Records with drawing code:
-- begin --
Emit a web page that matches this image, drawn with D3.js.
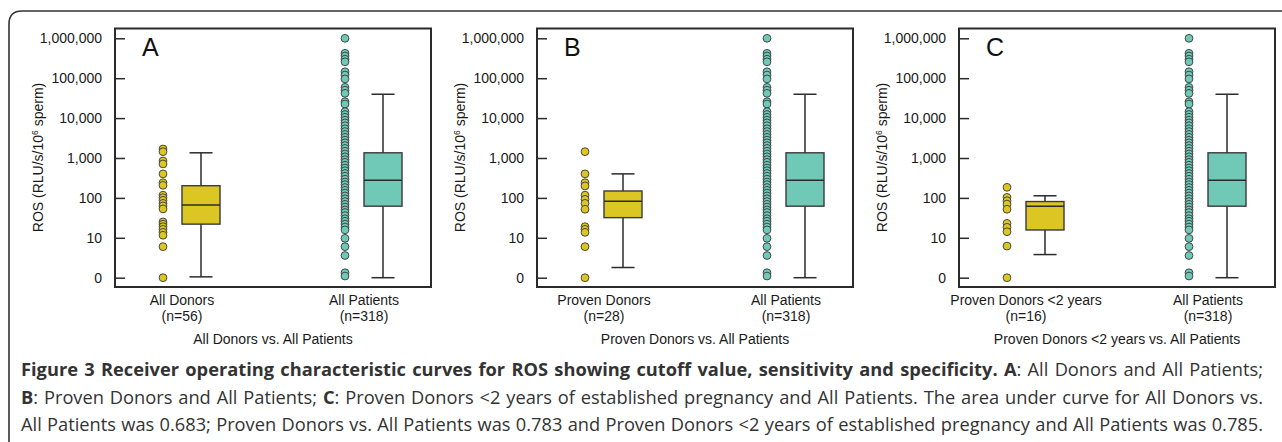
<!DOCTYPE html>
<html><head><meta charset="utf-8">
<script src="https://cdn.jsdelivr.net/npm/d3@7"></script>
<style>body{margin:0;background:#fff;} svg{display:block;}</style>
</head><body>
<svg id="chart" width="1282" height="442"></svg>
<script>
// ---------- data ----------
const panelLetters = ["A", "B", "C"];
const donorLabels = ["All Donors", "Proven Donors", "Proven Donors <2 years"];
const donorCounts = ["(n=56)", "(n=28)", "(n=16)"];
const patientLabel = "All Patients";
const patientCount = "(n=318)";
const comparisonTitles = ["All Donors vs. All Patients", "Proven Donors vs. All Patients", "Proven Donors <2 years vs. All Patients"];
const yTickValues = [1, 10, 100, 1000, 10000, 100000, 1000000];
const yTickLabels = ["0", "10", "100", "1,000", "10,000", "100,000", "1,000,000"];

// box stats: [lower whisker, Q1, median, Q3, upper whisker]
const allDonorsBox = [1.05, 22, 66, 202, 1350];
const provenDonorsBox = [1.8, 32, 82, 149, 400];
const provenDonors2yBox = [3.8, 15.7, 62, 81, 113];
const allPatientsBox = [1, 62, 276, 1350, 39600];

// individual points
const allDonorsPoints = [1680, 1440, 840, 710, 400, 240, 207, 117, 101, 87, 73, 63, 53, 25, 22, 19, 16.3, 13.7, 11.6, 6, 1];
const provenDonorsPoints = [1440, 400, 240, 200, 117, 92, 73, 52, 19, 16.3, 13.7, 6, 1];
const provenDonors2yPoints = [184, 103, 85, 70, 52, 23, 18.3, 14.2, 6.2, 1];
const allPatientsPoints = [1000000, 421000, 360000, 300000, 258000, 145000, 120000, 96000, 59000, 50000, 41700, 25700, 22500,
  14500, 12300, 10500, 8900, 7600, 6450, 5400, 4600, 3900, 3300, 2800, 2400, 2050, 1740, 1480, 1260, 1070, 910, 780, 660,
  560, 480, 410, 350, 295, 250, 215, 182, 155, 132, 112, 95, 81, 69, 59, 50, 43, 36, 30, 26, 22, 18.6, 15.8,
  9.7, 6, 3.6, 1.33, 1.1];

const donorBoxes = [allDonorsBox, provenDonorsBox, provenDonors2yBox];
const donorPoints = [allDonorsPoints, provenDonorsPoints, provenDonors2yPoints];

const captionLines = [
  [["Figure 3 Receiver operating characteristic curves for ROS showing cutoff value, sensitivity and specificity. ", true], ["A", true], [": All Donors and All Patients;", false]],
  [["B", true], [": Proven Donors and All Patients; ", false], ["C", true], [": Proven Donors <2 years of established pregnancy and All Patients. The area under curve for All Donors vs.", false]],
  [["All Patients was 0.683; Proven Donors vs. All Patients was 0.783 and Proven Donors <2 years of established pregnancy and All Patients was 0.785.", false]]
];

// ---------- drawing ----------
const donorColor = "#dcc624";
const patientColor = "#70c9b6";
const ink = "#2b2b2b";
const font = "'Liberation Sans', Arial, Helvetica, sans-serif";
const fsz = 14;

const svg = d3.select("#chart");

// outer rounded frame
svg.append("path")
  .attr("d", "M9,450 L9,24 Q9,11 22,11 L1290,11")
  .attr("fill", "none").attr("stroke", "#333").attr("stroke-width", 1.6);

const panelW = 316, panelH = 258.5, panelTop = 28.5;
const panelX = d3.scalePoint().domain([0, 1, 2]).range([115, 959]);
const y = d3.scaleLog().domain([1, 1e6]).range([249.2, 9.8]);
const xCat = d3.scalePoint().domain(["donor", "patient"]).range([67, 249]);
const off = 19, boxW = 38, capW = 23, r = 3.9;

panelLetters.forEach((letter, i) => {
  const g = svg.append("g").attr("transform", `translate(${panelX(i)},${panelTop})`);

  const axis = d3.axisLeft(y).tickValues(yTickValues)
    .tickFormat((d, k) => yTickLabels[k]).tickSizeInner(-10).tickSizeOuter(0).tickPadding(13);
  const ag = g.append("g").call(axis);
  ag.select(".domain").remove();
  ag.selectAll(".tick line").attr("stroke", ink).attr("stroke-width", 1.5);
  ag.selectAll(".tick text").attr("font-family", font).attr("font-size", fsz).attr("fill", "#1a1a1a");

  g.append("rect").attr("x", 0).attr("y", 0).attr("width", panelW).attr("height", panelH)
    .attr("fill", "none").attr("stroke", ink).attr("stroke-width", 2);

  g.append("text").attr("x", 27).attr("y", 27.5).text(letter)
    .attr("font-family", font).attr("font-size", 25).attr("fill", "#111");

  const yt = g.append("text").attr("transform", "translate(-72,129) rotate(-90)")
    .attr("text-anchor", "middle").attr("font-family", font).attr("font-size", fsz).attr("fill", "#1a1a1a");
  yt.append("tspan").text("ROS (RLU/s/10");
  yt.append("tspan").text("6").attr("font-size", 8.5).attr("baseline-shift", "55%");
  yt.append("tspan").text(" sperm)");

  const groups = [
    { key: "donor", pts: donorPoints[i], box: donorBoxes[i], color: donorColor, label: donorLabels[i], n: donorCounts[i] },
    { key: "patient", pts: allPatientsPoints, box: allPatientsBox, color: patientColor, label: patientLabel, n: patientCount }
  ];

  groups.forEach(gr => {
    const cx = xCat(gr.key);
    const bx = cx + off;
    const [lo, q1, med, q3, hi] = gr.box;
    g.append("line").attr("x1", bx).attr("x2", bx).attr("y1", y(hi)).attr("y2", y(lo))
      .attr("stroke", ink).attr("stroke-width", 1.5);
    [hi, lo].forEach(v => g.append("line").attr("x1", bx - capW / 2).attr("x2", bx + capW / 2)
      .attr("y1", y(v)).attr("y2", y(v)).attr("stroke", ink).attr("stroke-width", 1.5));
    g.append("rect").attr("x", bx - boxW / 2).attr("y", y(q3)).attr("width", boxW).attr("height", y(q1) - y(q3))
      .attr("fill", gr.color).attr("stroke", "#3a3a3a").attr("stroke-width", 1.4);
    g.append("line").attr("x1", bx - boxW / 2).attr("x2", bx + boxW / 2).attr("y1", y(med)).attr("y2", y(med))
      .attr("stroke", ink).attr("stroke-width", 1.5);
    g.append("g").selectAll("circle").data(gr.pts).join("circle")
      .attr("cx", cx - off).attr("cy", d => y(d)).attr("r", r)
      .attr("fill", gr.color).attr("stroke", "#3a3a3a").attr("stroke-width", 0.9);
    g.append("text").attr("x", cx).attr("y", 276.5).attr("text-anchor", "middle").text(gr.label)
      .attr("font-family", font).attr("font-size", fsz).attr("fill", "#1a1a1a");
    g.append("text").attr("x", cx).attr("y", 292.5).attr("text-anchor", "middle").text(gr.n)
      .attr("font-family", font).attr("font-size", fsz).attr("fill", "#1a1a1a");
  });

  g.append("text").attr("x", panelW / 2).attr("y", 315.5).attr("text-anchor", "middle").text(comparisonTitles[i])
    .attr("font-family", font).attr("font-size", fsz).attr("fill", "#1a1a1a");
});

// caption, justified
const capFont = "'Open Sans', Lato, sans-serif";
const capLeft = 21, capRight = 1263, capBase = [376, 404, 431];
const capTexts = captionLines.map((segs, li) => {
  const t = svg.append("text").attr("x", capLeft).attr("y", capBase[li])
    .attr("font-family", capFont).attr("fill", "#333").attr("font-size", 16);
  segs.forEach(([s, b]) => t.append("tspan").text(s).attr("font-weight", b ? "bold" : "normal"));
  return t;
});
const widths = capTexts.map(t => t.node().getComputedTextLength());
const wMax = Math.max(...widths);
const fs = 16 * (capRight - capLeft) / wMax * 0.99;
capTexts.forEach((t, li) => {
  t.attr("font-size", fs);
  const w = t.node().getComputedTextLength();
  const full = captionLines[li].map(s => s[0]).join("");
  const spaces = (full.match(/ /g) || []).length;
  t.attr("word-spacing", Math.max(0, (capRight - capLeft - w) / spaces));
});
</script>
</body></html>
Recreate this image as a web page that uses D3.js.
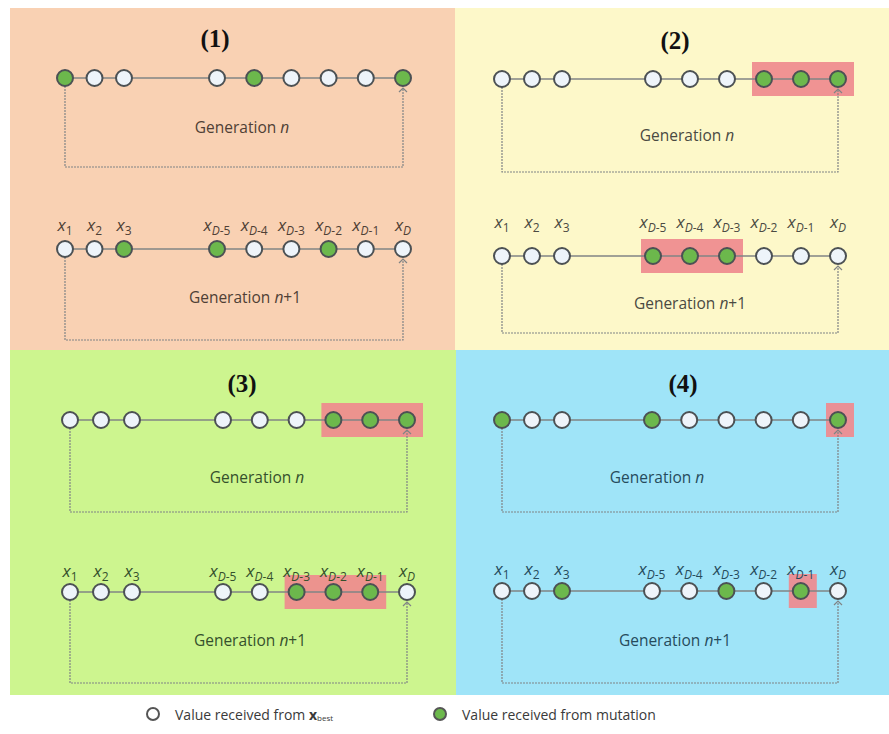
-- end --
Pictures do not belong in the copy. Repeat only the lines from the top of the records through the line containing "const allPatientsBox = [1, 62, 276, 1350, 39600];".

FINISHED ANSWER:
Emit a web page that matches this image, drawn with D3.js.
<!DOCTYPE html>
<html><head><meta charset="utf-8">
<script src="https://cdn.jsdelivr.net/npm/d3@7"></script>
<style>body{margin:0;background:#fff;} svg{display:block;}</style>
</head><body>
<svg id="chart" width="1282" height="442"></svg>
<script>
// ---------- data ----------
const panelLetters = ["A", "B", "C"];
const donorLabels = ["All Donors", "Proven Donors", "Proven Donors <2 years"];
const donorCounts = ["(n=56)", "(n=28)", "(n=16)"];
const patientLabel = "All Patients";
const patientCount = "(n=318)";
const comparisonTitles = ["All Donors vs. All Patients", "Proven Donors vs. All Patients", "Proven Donors <2 years vs. All Patients"];
const yTickValues = [1, 10, 100, 1000, 10000, 100000, 1000000];
const yTickLabels = ["0", "10", "100", "1,000", "10,000", "100,000", "1,000,000"];

// box stats: [lower whisker, Q1, median, Q3, upper whisker]
const allDonorsBox = [1.05, 22, 66, 202, 1350];
const provenDonorsBox = [1.8, 32, 82, 149, 400];
const provenDonors2yBox = [3.8, 15.7, 62, 81, 113];
const allPatientsBox = [1, 62, 276, 1350, 39600];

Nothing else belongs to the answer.